Celebrating religious anniversaries
Sanctifying time
Celebrating a Jubilee year
Celebrating a sabbatical year
Celebrating time
Remembering important events or people through ceremony, celebration or memorial.
It is characteristic of many religions that they should celebrate religious festivals, notably as part of the annual cycle.

In the case of the Hebrews of the Pentateuch, for example, the sacredness of the solar year was the central fact from which they derived a belief in larger cycles of time. In principle they observed a 7 year cycle, with a sabbatical year during which the earth was left fallow and debts were cancelled.
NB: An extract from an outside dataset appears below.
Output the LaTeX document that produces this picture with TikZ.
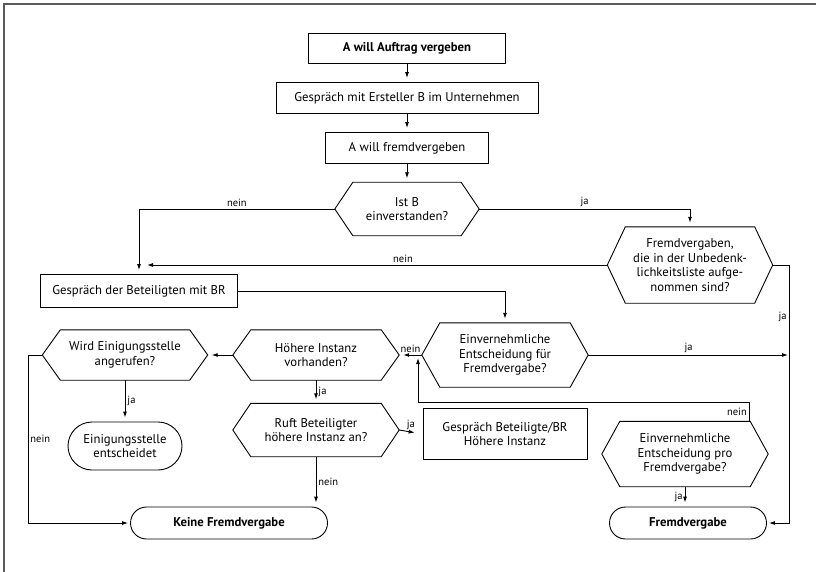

This was extended to a Jubilee year, every fifty years, during which it was intended that eqaulity be restored amongst people.

For the Pope, this understanding of a Jubilee year has been associated with the Year 2000 celebrations, namely a special dedication to God at the end of a time cycle. Preparing for celebrations of the Year 2000 became the hermeneutical key of his pontificate, a reminder for Christians that the End of Time is a concept inherent in Christian faith. The entire history of the Church in past decades is understood as a preparation for this Great Jubilee. For the Pope the rituals of the Catholic Church (notably at Easter) satisfying atavistic urges to mark sacred time are profound expressions of the divine will. There is therefore a duty to sanctify time in processes which in some mysterious way bring man closer to God. The liturgical year of the Catholics in a certan way reproduces the whole mystery of the incarnation and redemption. A Jubilee Year is therefore an occasion for remission of sins and the granting of numerous indulgences.

Counter Claim:
Commemorating anything renders it larger than life, thus creating unreal expectations for contemporary people.